Tobacco use is the major cause of preventable premature death in many Pacific islands. The tobacco use prevalence and prevalence of exposure to second-hand smoke in the Pacific are very high.

For example, over 70% of men in one Pacific island smoke, while in another, close to 55% of women smoke. Non-smokers are also burdened. As much as 76% of young people are exposed to second-hand smoke inside the home and 86% outside the home in the Pacific.

Action needs to be taken to prevent and reduce tobacco use in order to save lives.

The TFP2025 Network is a growing regional platform for connecting people and organizations, sharing resources, building knowledge and providing awareness related to the Tobacco Free Pacific 2025 campaign. The campaign drives action to meet the Pacific Ministers of Health adopted goal of a Tobacco Free Pacific (<5% adult tobacco use) for each Pacific Island country and territory by 2025.
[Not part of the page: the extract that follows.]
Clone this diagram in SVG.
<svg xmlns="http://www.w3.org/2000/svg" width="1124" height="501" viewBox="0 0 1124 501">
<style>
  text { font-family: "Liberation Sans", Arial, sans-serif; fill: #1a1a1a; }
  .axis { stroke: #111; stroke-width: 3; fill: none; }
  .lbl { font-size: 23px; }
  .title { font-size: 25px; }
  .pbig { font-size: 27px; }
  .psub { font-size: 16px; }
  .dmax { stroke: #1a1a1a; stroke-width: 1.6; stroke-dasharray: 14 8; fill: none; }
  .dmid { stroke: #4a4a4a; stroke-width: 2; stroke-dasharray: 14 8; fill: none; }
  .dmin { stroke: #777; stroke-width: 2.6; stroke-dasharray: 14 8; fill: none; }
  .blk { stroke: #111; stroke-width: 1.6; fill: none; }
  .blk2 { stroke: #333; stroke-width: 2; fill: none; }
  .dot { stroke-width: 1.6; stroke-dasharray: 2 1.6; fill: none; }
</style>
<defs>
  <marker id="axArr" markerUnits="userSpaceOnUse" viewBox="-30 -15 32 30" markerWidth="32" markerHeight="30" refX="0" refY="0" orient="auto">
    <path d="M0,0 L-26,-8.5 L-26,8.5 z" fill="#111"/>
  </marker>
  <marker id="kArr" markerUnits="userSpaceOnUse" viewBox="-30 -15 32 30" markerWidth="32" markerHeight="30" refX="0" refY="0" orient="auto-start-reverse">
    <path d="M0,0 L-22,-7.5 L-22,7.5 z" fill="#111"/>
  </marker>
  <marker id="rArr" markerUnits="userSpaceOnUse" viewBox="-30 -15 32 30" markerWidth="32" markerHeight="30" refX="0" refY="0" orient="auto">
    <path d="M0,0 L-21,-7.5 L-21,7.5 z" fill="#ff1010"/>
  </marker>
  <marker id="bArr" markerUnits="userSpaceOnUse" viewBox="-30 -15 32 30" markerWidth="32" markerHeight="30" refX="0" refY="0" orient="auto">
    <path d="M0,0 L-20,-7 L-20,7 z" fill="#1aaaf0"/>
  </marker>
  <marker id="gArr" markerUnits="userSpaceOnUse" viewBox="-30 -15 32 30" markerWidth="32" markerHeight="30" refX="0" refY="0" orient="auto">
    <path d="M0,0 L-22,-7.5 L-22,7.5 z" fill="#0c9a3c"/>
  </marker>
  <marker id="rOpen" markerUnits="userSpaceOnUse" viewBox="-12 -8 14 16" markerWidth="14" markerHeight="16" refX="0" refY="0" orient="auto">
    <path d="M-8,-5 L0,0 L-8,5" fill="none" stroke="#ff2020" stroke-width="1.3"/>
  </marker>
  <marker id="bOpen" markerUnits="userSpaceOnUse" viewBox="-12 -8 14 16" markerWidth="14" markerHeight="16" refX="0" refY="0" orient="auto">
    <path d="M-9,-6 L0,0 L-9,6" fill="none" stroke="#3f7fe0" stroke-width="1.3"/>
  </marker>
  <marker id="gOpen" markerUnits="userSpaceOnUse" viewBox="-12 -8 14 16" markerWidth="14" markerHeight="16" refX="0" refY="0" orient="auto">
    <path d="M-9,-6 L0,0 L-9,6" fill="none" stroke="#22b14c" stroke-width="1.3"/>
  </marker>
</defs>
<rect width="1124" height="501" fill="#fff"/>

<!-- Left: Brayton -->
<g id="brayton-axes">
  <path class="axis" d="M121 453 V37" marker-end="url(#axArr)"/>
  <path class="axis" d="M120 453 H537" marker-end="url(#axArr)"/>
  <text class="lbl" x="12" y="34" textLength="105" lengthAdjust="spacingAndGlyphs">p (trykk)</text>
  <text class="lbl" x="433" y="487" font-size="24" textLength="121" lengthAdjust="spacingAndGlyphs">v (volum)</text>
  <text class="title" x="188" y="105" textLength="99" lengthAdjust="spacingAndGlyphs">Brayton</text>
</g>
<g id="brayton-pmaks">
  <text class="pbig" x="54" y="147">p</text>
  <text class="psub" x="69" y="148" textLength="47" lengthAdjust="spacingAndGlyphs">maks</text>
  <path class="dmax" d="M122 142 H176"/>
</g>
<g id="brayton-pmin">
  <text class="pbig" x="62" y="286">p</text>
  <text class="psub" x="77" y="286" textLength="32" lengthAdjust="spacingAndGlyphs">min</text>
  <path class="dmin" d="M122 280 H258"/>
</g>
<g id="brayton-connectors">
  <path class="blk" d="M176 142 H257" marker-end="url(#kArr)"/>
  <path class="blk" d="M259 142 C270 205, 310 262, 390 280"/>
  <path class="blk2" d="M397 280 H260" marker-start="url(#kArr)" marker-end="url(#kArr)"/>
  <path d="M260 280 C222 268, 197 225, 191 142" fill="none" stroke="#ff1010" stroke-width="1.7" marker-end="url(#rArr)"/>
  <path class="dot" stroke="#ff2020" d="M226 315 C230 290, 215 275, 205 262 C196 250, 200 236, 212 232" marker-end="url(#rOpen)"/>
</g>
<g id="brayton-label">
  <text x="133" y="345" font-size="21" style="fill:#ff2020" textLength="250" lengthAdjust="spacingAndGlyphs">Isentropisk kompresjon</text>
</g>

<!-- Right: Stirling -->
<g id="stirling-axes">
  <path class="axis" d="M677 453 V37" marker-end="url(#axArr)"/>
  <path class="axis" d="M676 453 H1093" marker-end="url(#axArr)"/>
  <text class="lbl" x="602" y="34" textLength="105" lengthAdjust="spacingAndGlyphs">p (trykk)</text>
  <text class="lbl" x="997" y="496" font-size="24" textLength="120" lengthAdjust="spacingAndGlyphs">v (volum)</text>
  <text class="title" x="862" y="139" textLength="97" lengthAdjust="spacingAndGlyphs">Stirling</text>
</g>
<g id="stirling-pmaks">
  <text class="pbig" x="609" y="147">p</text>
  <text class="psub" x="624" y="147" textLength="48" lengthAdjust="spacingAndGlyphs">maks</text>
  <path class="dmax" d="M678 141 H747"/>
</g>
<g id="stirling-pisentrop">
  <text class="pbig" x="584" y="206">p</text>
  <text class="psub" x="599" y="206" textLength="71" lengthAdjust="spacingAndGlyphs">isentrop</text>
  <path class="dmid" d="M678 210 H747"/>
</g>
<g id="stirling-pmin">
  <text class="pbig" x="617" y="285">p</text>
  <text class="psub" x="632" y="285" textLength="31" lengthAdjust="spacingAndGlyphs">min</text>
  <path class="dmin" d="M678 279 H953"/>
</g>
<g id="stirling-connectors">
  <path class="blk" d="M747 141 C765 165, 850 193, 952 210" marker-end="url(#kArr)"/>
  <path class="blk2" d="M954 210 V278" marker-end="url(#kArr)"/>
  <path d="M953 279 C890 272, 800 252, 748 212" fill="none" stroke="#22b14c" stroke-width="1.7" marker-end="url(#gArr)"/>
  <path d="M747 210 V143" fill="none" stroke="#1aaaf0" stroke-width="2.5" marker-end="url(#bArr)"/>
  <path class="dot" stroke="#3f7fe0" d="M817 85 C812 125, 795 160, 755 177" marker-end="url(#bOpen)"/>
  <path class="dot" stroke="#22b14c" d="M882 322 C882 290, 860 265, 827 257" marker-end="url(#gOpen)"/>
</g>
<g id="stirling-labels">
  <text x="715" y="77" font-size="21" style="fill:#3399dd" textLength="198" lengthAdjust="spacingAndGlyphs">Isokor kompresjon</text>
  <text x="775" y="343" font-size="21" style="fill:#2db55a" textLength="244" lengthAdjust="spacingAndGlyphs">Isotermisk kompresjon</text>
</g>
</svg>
The Tobacco Free Pacific campaign is comprised of six main action areas. Based on evidence and recommendations of the WHO Framework Convention for Tobacco Control (WHO FCFC), the actions are:

  • Raise tobacco taxes. This will decrease use, which saves lives, and increase revenue. This is a proven method to stop young people from smoking and reduce the amount consumed by occasional smokers. Excise tax should be at least 70% of the price.

  • Protect from second hand smoke. Second-hand smoke kills. We need tobacco free settings (homes, schools, villages, workplaces, churches) to protect innocent people. Even if met with resistance initially, this becomes readily accepted and does not negatively impact revenues for business settings like restaurants, bars/clubs, and hotels.

  • Prevent tobacco industry interference. The tobacco industry is working against us. The countries and territories of the Pacific are not too small for the tobacco industry. Their work needs to be exposed and tackled head on.

  • Support cessation services. The population-level tobacco control interventions such as bans on smoking in public places, and tobacco tax increases currently taking effect in the Pacific means more tobacco users will seek cessation services.

  • Monitor the tobacco use epidemic. Monitoring the progress in tobacco control through appropriately spaced surveillance activities is essential to tracking progress and measuring the impact of interventions.


  • Enforce and strengthen tobacco control legislation. Comprehensive enforcement of WHO FCTC-compliant legislation is necessary to ensure a supportive environment for tobacco control.